Being green: don’t let the produce go to waste!

Posted on 26.09.2012


One thing I have a major issue with is spring onions. Have you ever read a recipe that used spring onions and thought to yourself, ‘goddamnit, I’m NEVER going to use the whole bundle!’? I’m asking because that happens to me all the time. The recipes always only call for one or two of them, and then you’re stuck with like FIVE that end up rotting in your fridge.

Granted, once I’ve bought them, I could make an entire week’s worth of food around them, but that never seems to work out as well as I’d like it to.

So a while ago, I learned to put the mint leaves I’d bought from the store in water, let them sprout roots, and then plant them, in order to get mint plants from scratch and not waste the fricking BOX that I had to buy in order to use a few, since I don’t have a ‘real’ garden. That’s worked out well and I currently have some mint plants that are probably c/o Thailand on the balcony. Awesome. And they’re happy, and that makes me happy, too.

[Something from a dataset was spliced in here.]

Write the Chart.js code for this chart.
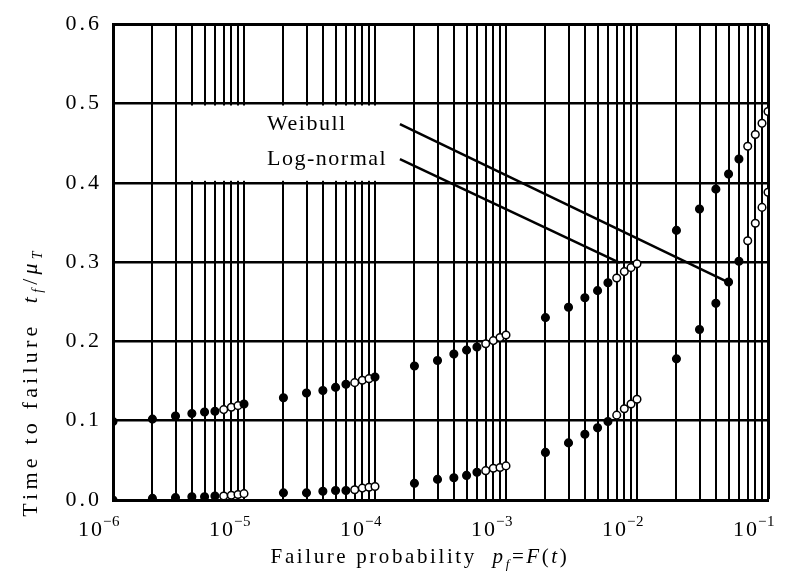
<!DOCTYPE html>
<html><head><meta charset="utf-8">
<script src="https://cdn.jsdelivr.net/npm/chart.js@4/dist/chart.umd.min.js"></script>
<style>html,body{margin:0;padding:0;background:#fff}#wrap{width:791px;height:579px}</style>
</head><body><div id="wrap"><canvas id="c" width="791" height="579"></canvas></div>
<script>
// ---- data ----
const failureProbability = [
  1e-6, 2e-6, 3e-6, 4e-6, 5e-6, 6e-6, 7e-6, 8e-6, 9e-6, 1e-5,
  2e-5, 3e-5, 4e-5, 5e-5, 6e-5, 7e-5, 8e-5, 9e-5, 1e-4,
  2e-4, 3e-4, 4e-4, 5e-4, 6e-4, 7e-4, 8e-4, 9e-4, 1e-3,
  2e-3, 3e-3, 4e-3, 5e-3, 6e-3, 7e-3, 8e-3, 9e-3, 1e-2,
  2e-2, 3e-2, 4e-2, 5e-2, 6e-2, 7e-2, 8e-2, 9e-2, 1e-1
];
const upperTime = [
  0.099, 0.102, 0.106, 0.109, 0.111, 0.112, 0.114, 0.117, 0.119, 0.121,
  0.129, 0.135, 0.138, 0.142, 0.146, 0.148, 0.151, 0.153, 0.155,
  0.169, 0.176, 0.184, 0.189, 0.193, 0.197, 0.201, 0.205, 0.208,
  0.230, 0.243, 0.255, 0.264, 0.274, 0.280, 0.288, 0.293, 0.298,
  0.340, 0.367, 0.392, 0.411, 0.430, 0.446, 0.461, 0.475, 0.490
];
const lowerTime = [
  0.000, 0.002, 0.003, 0.004, 0.004, 0.005, 0.005, 0.006, 0.007, 0.008,
  0.009, 0.009, 0.011, 0.012, 0.012, 0.013, 0.015, 0.016, 0.017,
  0.021, 0.026, 0.028, 0.031, 0.035, 0.037, 0.040, 0.041, 0.043,
  0.060, 0.072, 0.083, 0.091, 0.099, 0.107, 0.115, 0.121, 0.127,
  0.178, 0.215, 0.248, 0.275, 0.301, 0.327, 0.349, 0.369, 0.388
];
const decades = [1e-6, 1e-5, 1e-4, 1e-3, 1e-2, 1e-1];
const gridMultipliers = [1, 2, 3, 4, 5, 6, 7, 8, 9];
const yTicks = [0, 0.1, 0.2, 0.3, 0.4, 0.5, 0.6];
const weibullPointer = [[1.55e-4, 0.474], [4.9e-2, 0.275]];
const lognormalPointer = [[1.55e-4, 0.430], [7.4e-3, 0.299]];
const annotationLabels = ['Weibull', 'Log-normal'];
const labelAnchorX = 1.5e-5;
const labelBox = [[3.5e-6, 0.4], [1.8e-4, 0.5]];

// ---- helpers ----
const SERIF = "'Liberation Serif', 'DejaVu Serif', serif";
const supMap = {'-': '\u207B', '0': '\u2070', '1': '\u00B9', '2': '\u00B2', '3': '\u00B3',
  '4': '\u2074', '5': '\u2075', '6': '\u2076', '7': '\u2077', '8': '\u2078', '9': '\u2079'};
const unsupMap = Object.fromEntries(Object.entries(supMap).map(([k, v]) => [v, k === '-' ? '\u2212' : k]));
function sup(n) { return String(n).split('').map(c => supMap[c] || c).join(''); }
function mantissa(v) { return Math.round(v / Math.pow(10, Math.floor(Math.log10(v) + 1e-9))); }
const gridValues = decades.slice(0, -1).flatMap(d => gridMultipliers.map(m => m * d)).concat([decades[decades.length - 1]]);
function toXY(arrX, arrY) { return arrX.map((x, i) => ({x, y: arrY[i]})); }
function hollow(ctx, lower) {
  const p = ctx.raw; if (!p) return false;
  const m = mantissa(p.x);
  if (m >= 7) return true;
  if (m === 1 && p.x > 1.5e-6 && (lower || p.x >= 9e-4)) return true;
  return false;
}

function drawRuns(ctx, runs, size, cx, cy, spacing) {
  ctx.letterSpacing = spacing + 'px';
  const subSize = Math.round(size * 0.62);
  let total = 0;
  const parts = runs.map(r => {
    const fs = r.sub ? subSize : size;
    const font = (r.italic ? 'italic ' : '') + fs + 'px ' + SERIF;
    ctx.font = font;
    const w = ctx.measureText(r.t).width;
    total += w;
    return {r, font, w};
  });
  let x = cx - total / 2;
  ctx.textAlign = 'left';
  ctx.textBaseline = 'alphabetic';
  parts.forEach(p => {
    ctx.font = p.font;
    ctx.fillText(p.r.t, x, cy + (p.r.sub ? size * 0.22 : 0));
    x += p.w;
  });
  ctx.letterSpacing = '0px';
}

// y tick labels: library labels, drawn with the wide letter spacing of the original
function yLabelsWithSpacing(s) {
  if (s._wrapped) return;
  s._wrapped = true;
  const orig = s.drawLabels.bind(s);
  s.drawLabels = function (area) {
    const c = this.ctx; c.save(); c.letterSpacing = '3px'; orig(area); c.restore();
  };
}
// x tick labels: base "10" with a raised exponent, placed at the library's tick pixels
function xLabelsSuperscript(s) {
  if (s._wrapped) return;
  s._wrapped = true;
  s.drawLabels = function () {
    const c = this.ctx;
    c.save();
    c.fillStyle = '#000';
    const base = this.bottom - 79 + 36;
    this.ticks.forEach((t, i) => {
      const lbl = t.label;
      if (!lbl) return;
      const X = this.getPixelForTick(i);
      const head = lbl.replace(/[\u207B\u2070\u00B9\u00B2\u00B3\u2074-\u2079]/g, '');
      const exp = lbl.slice(head.length).split('').map(ch => unsupMap[ch] || ch).join('');
      c.letterSpacing = '2px';
      c.font = '22px ' + SERIF;
      c.textAlign = 'right'; c.textBaseline = 'alphabetic';
      c.fillText(head, X - 9, base);
      c.letterSpacing = '0.5px';
      c.font = '15px ' + SERIF;
      c.textAlign = 'left';
      c.fillText(exp, X - 10, base - 10);
    });
    c.restore();
  };
}

const decorPlugin = {
  id: 'decor',
  beforeDraw(chart) {
    const c = chart.ctx; c.save(); c.fillStyle = '#fff';
    c.fillRect(0, 0, chart.width, chart.height); c.restore();
  },
  beforeDatasetsDraw(chart) {
    const c = chart.ctx, xs = chart.scales.x, ys = chart.scales.y;
    c.save();
    c.fillStyle = '#fff';
    const x0 = xs.getPixelForValue(labelBox[0][0]), x1 = xs.getPixelForValue(labelBox[1][0]);
    const y0 = ys.getPixelForValue(labelBox[1][1]) + 2, y1 = ys.getPixelForValue(labelBox[0][1]) - 2;
    c.fillRect(x0, y0, x1 - x0, y1 - y0);
    c.fillStyle = '#000';
    c.letterSpacing = '1.5px';
    c.font = '22px ' + SERIF;
    c.textAlign = 'left'; c.textBaseline = 'middle';
    const lx = xs.getPixelForValue(labelAnchorX);
    c.fillText(annotationLabels[0], lx, ys.getPixelForValue(weibullPointer[0][1]));
    c.fillText(annotationLabels[1], lx, ys.getPixelForValue(lognormalPointer[0][1]));
    c.restore();
  },
  afterDraw(chart) {
    const c = chart.ctx;
    c.save(); c.fillStyle = '#000';
    drawRuns(c, [
      {t: 'Failure probability  '}, {t: 'p', italic: true}, {t: 'f', italic: true, sub: true},
      {t: '='}, {t: 'F', italic: true}, {t: '('}, {t: 't', italic: true}, {t: ')'}
    ], 21, 420, 563, 2.6);
    c.translate(30, 382); c.rotate(-Math.PI / 2);
    drawRuns(c, [
      {t: 'Time to failure  '}, {t: 't', italic: true}, {t: 'f', italic: true, sub: true},
      {t: '/'}, {t: '\u03BC', italic: true}, {t: 'T', italic: true, sub: true}
    ], 22, 0, 7, 4.2);
    c.restore();
  }
};

new Chart(document.getElementById('c'), {
  type: 'scatter',
  data: {
    datasets: [
      {
        label: 'upper', data: toXY(failureProbability, upperTime), showLine: false,
        pointStyle: 'circle', pointRadius: 3.8, pointHoverRadius: 3.8, pointBorderWidth: 1.5,
        pointBorderColor: '#000',
        pointBackgroundColor: ctx => hollow(ctx, false) ? '#fff' : '#000', clip: 0
      },
      {
        label: 'lower', data: toXY(failureProbability, lowerTime), showLine: false,
        pointStyle: 'circle', pointRadius: 3.8, pointHoverRadius: 3.8, pointBorderWidth: 1.5,
        pointBorderColor: '#000',
        pointBackgroundColor: ctx => hollow(ctx, true) ? '#fff' : '#000', clip: 0
      },
      {
        label: 'Weibull', data: weibullPointer.map(([x, y]) => ({x, y})), showLine: true,
        borderColor: '#000', borderWidth: 2.5, pointRadius: 0, fill: false
      },
      {
        label: 'Log-normal', data: lognormalPointer.map(([x, y]) => ({x, y})), showLine: true,
        borderColor: '#000', borderWidth: 2.5, pointRadius: 0, fill: false
      }
    ]
  },
  options: {
    responsive: false, animation: false, devicePixelRatio: 1,
    layout: {padding: {top: 15, right: 23, left: 0, bottom: 0}},
    plugins: {legend: {display: false}, tooltip: {enabled: false}},
    events: [],
    scales: {
      x: {
        type: 'logarithmic', min: decades[0], max: decades[decades.length - 1],
        afterBuildTicks: s => { s.ticks = gridValues.map(v => ({value: v})); },
        afterFit: s => { s.height = 79; },
        afterUpdate: xLabelsSuperscript,
        grid: {color: '#000', lineWidth: ctx => (ctx.tick && Math.abs(ctx.tick.value - 0.1) < 1e-9) ? 3 : 2, drawTicks: false},
        border: {color: '#000', width: 3},
        ticks: {
          autoSkip: false, maxRotation: 0, minRotation: 0, padding: 12,
          color: '#000', font: {family: SERIF, size: 12},
          callback: v => { const e = Math.log10(v); return Math.abs(e - Math.round(e)) < 1e-6 ? '10' + sup(Math.round(e)) : ''; }
        }
      },
      y: {
        min: 0, max: 0.6,
        afterBuildTicks: s => { s.ticks = yTicks.map(v => ({value: v})); },
        afterFit: s => { s.width = 113; },
        afterUpdate: yLabelsWithSpacing,
        grid: {color: '#000', lineWidth: ctx => (ctx.tick && ctx.tick.value === 0.6) ? 3 : 2.5, drawTicks: false},
        border: {color: '#000', width: 3},
        ticks: {
          padding: 11, color: '#000', font: {family: SERIF, size: 22},
          callback: v => Number(v).toFixed(1)
        }
      }
    }
  },
  plugins: [decorPlugin]
});
</script>
</body></html>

Along those same lines, I realized a while back that I could also put the spring onions in water, to get more mileage out of them. That’s worked well, although I will say that the spring onions tend to fare better when I actually put them in dirt. When I’ve let them sit in water for more than a few days they last and grow, but they also grow algae… ugh.

Carrying right along, I had a similar issue last week when I bought some celery: by the time I got my organic celery back to my house, it was super flimsy and seemed to be wilting.

I had no idea how that was even possible, as I hadn’t even taken it from a refrigerated area… but the lightbulb exploded over my head and I decided to put it in water, right next to the spring onions I’d also bought.

I wasn’t sure if that would help or not, but it seemed to. The celery ‘drank’ the water really quickly, though, so I had to keep an eye on it. In about 3 hours, it was firm again.


So the moral of the story: when you buy produce, the best thing you can do in order to keep it lasting longer is to give it some water and let it ‘live’. Granted, you can’t extend the life of things indefinitely, but you can at least normally get the stuff through until the weekend, or whenever you’re ready to eat it!

The first spring onion I put in water last year is actually still alive on the balcony. And it’s really, really happy.